Mr Gove told the BBC's Andrew Marr Show that last year's Sats system "went into meltdown" and the Tories want testing and assessment which "actually serves the interest of the children".
He said testing at the end of primary school "completely narrows teaching" and all the focus is on "drilling" children just for those tests.
Testing pupils at the beginning of secondary school - and using teachers to mark exams instead of external examiners - would free the final year of primary school for "teaching in a broader sense", he said.
It would also provide a "more rigorous, more transparent" indication of how well children were taught at primary school, he added.
He said the best comprehensive schools had told the Tories that they "do not completely trust Sats tests" and ran their own tests to check literacy and competence levels.
"If the very best secondary schools are running their own tests and the primary school tests are becoming increasingly discredited, why don't we move to one simple unified system of testing at the beginning of secondary school?" he said.
Schools Minister Vernon Coaker said Mr Gove needed to "urgently clarify his position" and re-think "half-baked proposals".
"If Michael Gove is proposing to push the tests back to Year 7 in secondary school and not publish the results for each primary school, this will be a huge step backwards for school accountability and will deny parents information we know they find valuable," he said.
Michael Gove said the Conservatives plan to scrap Sats for 11-year-olds
Publishing the results for each primary school, but having the tests done and marked by teachers in secondary school, will be "less reliable, less accurate and less effective", Mr Coaker added.
The government was already making changes to the national curriculum and moving Sats from May to June, he said.
Transport Secretary and former schools minister Lord Adonis said he was "amazed" by the proposals.
"What effectively they are doing is to remove all public accountability from primary schools," he said.
The internally assessed tests would not be credible to the public, he added.

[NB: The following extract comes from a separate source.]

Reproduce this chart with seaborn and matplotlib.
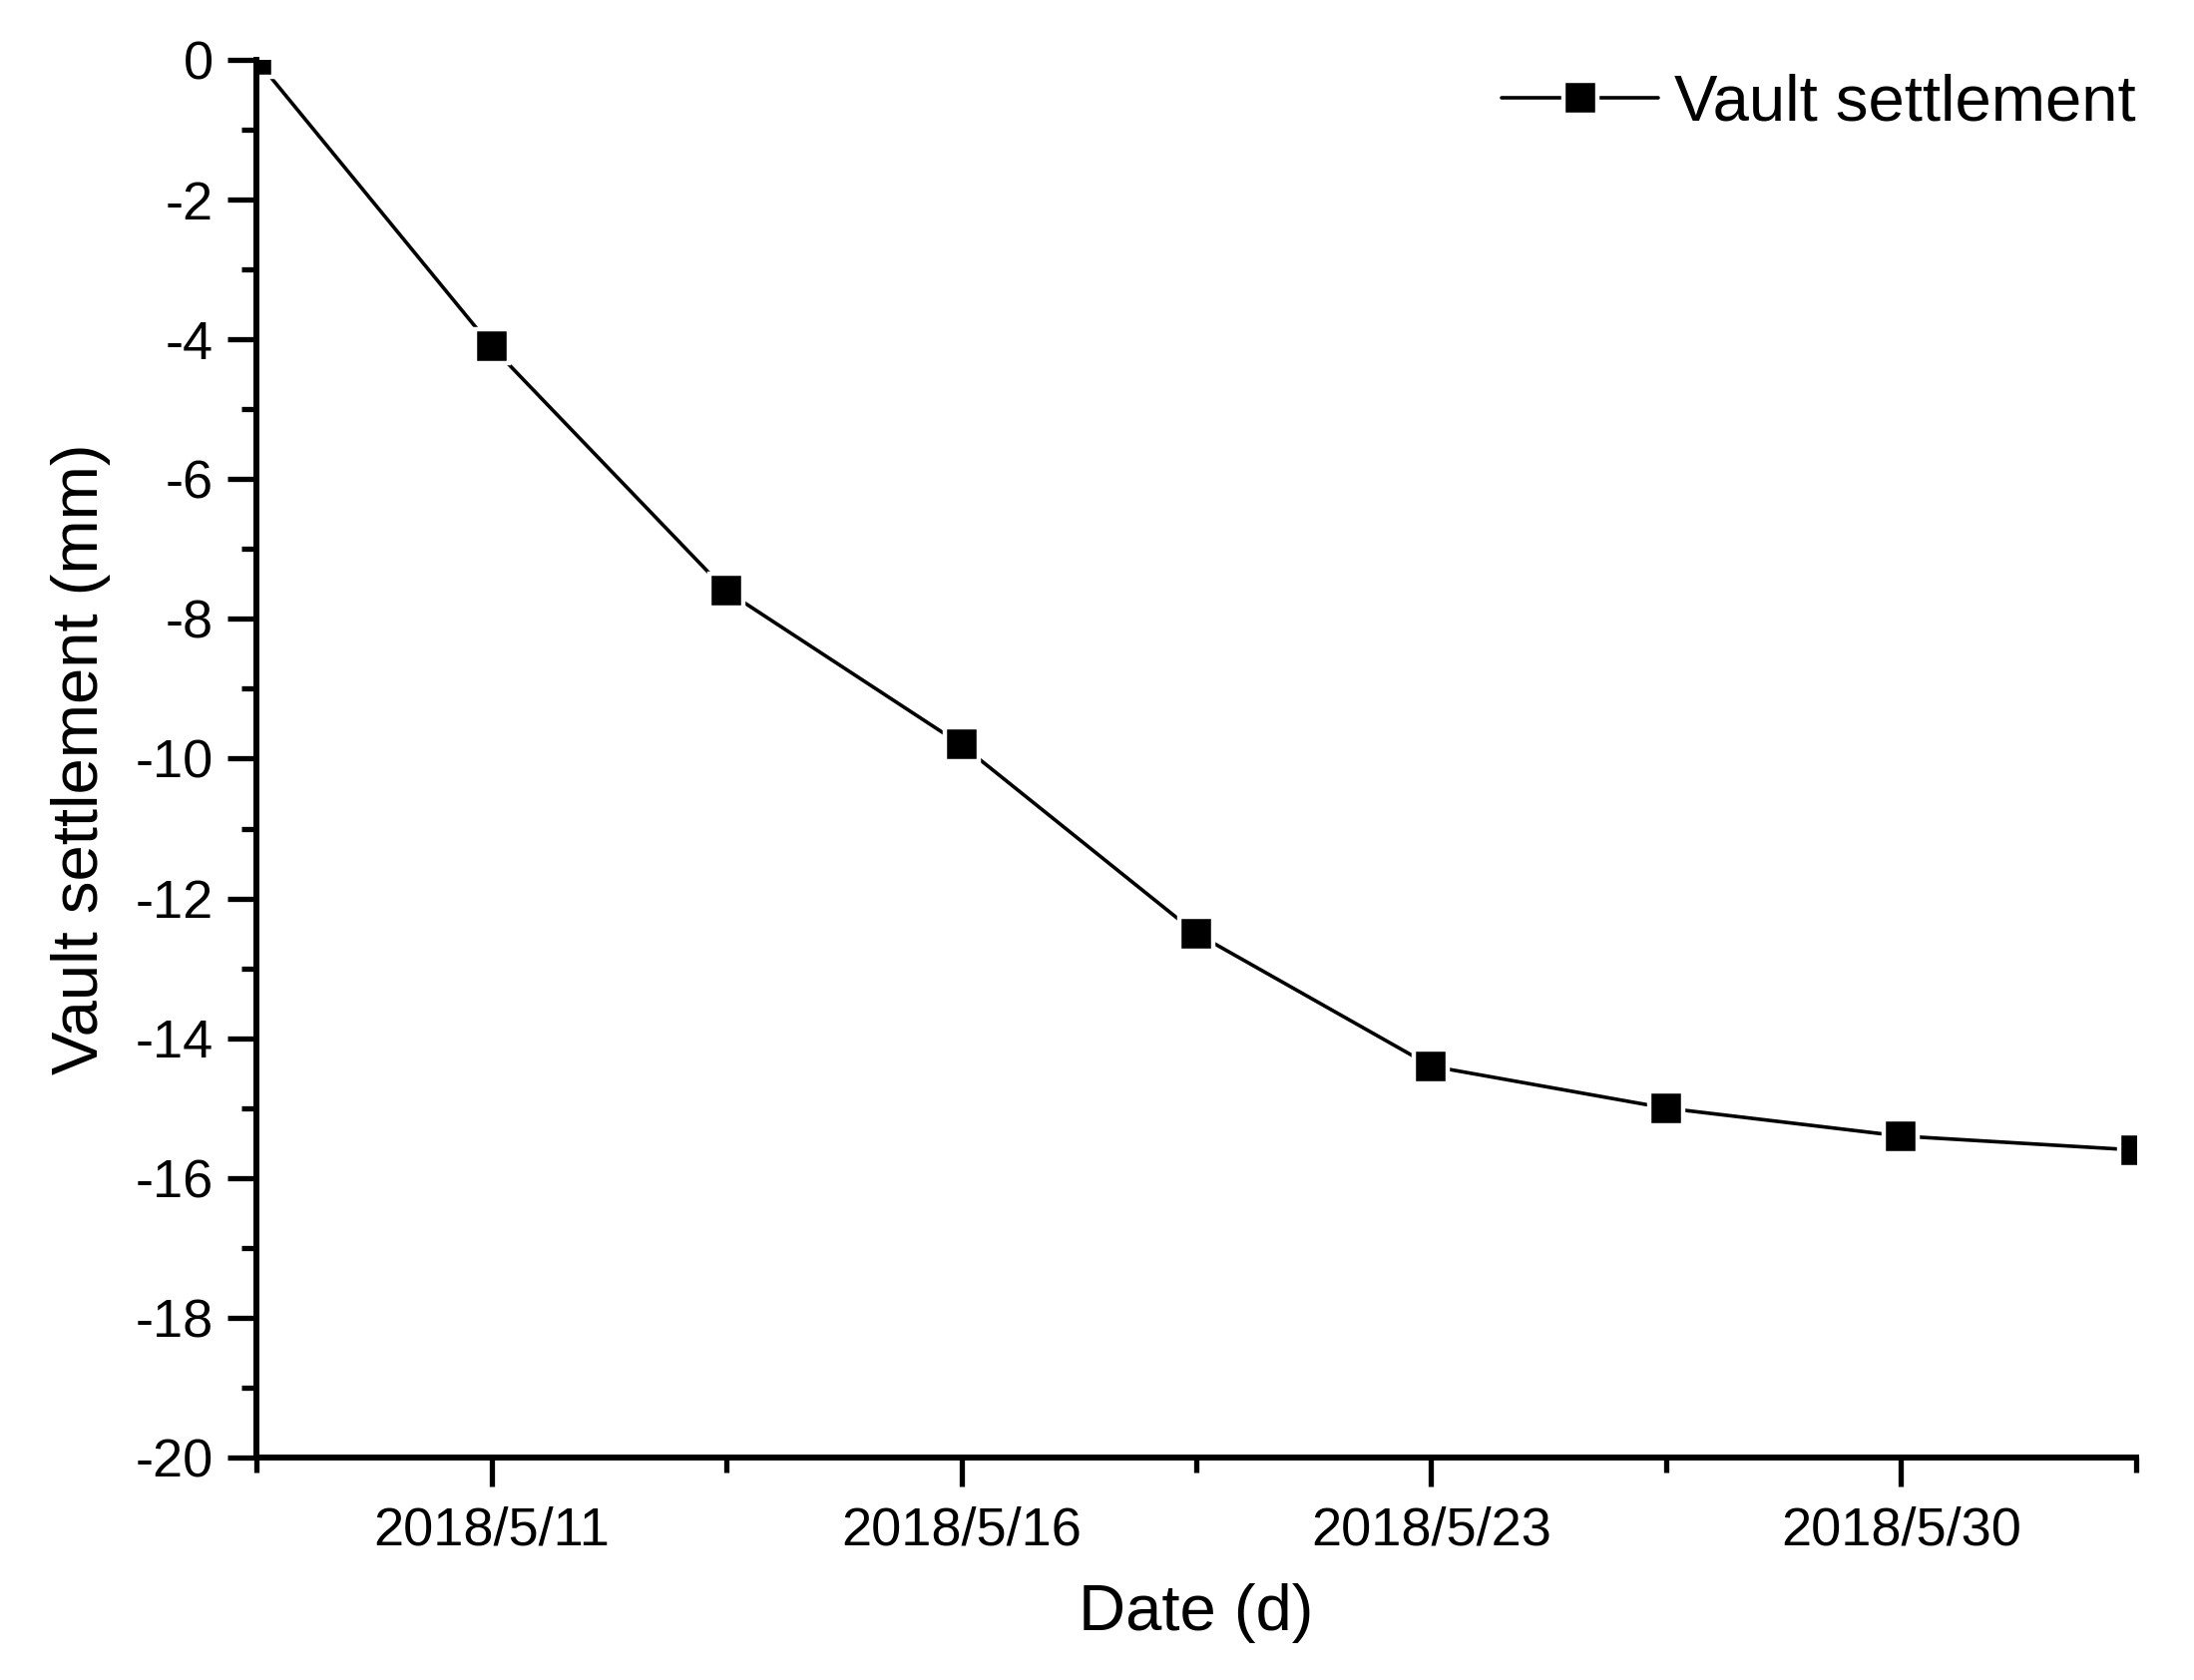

Teaching unions are currently split on the Sats issue, with the National Association of Head Teachers and the NUT arguing the current tests damage children and schools.
They say Sats narrow the curriculum as schools are forced to "teach to the test".
The two unions also object to the publication of the results for 11-year-olds in league tables, but the Conservatives do not plan to change this.
While NUT head of education John Bangs said he welcomed the "imaginative" Conservative proposals, he stressed the Tories needed to explain whether they were proposing "compulsory" tests for every child secondary school - and whether these would be fed into school performance tables.
He said he would like to hear Mr Gove say the Conservatives were opposed to the use of results to compare schools against each other.
However NASUWT general secretary Chris Keates warned that even if Sats were abolished, what he termed "divisive performance league tables" would remain.
She said: "Now the primary school rankings will be based on the results of tests internally administered and marked by secondary schools.
"The implications for primary and secondary school teachers are appalling."
Miss Keates said teachers would face a new system of testing, and all the extra work that involved.
Last October, Schools Secretary Ed Balls scrapped Sats for 14-year-olds in England after the fiasco over the marking of exam papers, but the tests remain for seven and 11-year-olds.
The government says the tests are important to parents and that a boycott would be "irresponsible".
However, ministers have agreed to recommendations from a group of experts, which include scrapping science Sats taken by 10 and 11-year-olds from next year.
Instead, teachers will assess pupils, but English and maths tests stay.
The tests will be moved back next year from May to June.